The heavy odds of incurring long-term care expenses makes a recent study by the Employee Benefit Research Institute (EBRI) all the more dramatic. The study, by EBRI research associate Sudipto Banerjee, calculates the enormous financial drain of nursing home stays on several components of household wealth, and compares this impact with the financial health of households that don’t have to absorb such costs.
In 2000, 6 percent of seniors (anyone at least 65 years old) spent at least one night in a nursing home during the previous two years. By 2010, the comparable figure had risen to 8.5 percent. Over the same period, the percentage of seniors who received some type of professional home healthcare services rose from 9 percent to 13 percent. Keep in mind that this is just for a two-year exposure period during a window that may span 20 or 30 years.
“Seniors face a number of retirement planning uncertainties, including longevity risk (the risk of outliving one’s assets), inflation risk (the risk of asset erosion), and investment risk (the risk of investment losses),” EBRI says. “But perhaps none is as critical to their retirement security as health risk. Health shocks toward the end of life can result in serious functional limitations and even permanent disability … One of the biggest health expenditure shocks a retired individual can experience is entry into a nursing home.”

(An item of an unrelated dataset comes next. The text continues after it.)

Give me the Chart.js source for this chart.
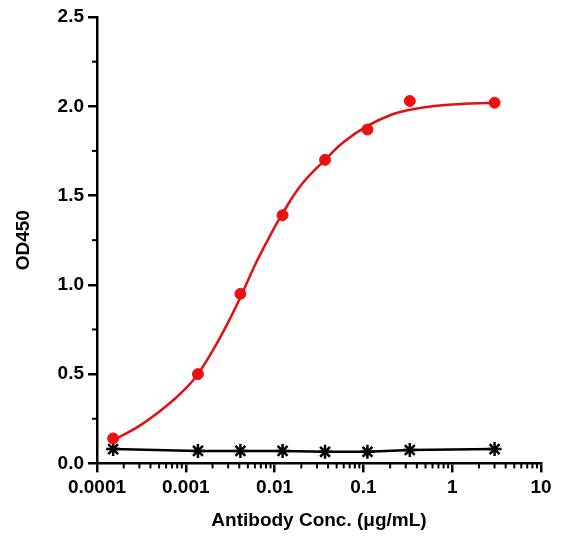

EBRI looked at what happened to the household assets of people who had spent time in a nursing home. People with short stays (fewer than 30 nights) had median household wealth of $108,300, those with stays between 31 and 180 nights had $67,836, and those who stayed more than 180 days had median household assets of only $5,518 (median means half of the people had more money, and half less).
Meanwhile, seniors who never went into a nursing home had median assets of $173,848. And their household assets continued to rise as the assets of those using nursing facilities were dropping. “This suggests that nursing home entrants are less wealthy to begin with,” EBRI said. “Possible reasons could be that the average age of nursing home entrants is higher than non-entrants, or that nursing home entrants are less healthy, a condition that correlates with less wealth.”
Seniors were asked if they thought they might need nursing home services and then their actual patterns of future nursing-home stays was reviewed. It turns out that their predictions were broadly accurate, EBRI said, with “the chances of an actual nursing home stay increasing steadily with the self-reported probability of entering a nursing home.”
So, ask yourself if nursing home or extended home-based, long-term care might be in your future. Accepting the possibility of needing such care triggers the need to figure out how to plan for such a future. And Americans are, by and large, not so good at planning. But a first step is to understand the three funding sources for long-term care beyond personal savings:
1. Medicare provides limited benefits of up to 100 days, but only in a skilled nursing facility and only after a hospital stay. Surveys have shown consumers believe Medicare provides generous long-term care support, but it does not.
2. Medicaid will fund care for low-income people who have few financial resources, which describes virtually everyone after they’ve spent time in a nursing home. “Nearly half of the seniors who live for more than six months in nursing homes surrender almost all of their income and assets,” the EBRI study says.
3. Private long-term care insurance. There has been a sustained rise in nursing home residents covered by this insurance—to 14 percent in 2010 from about 6 percent in 2000. But policies can be expensive. A 2009 study found annual premiums for a typical policy averaged $2,800 a year for policies purchased when the owner was 55, $4,500 at age 65, and $9,600 at age 75. Since this study, some insurers have left the long-term care market and premiums have risen.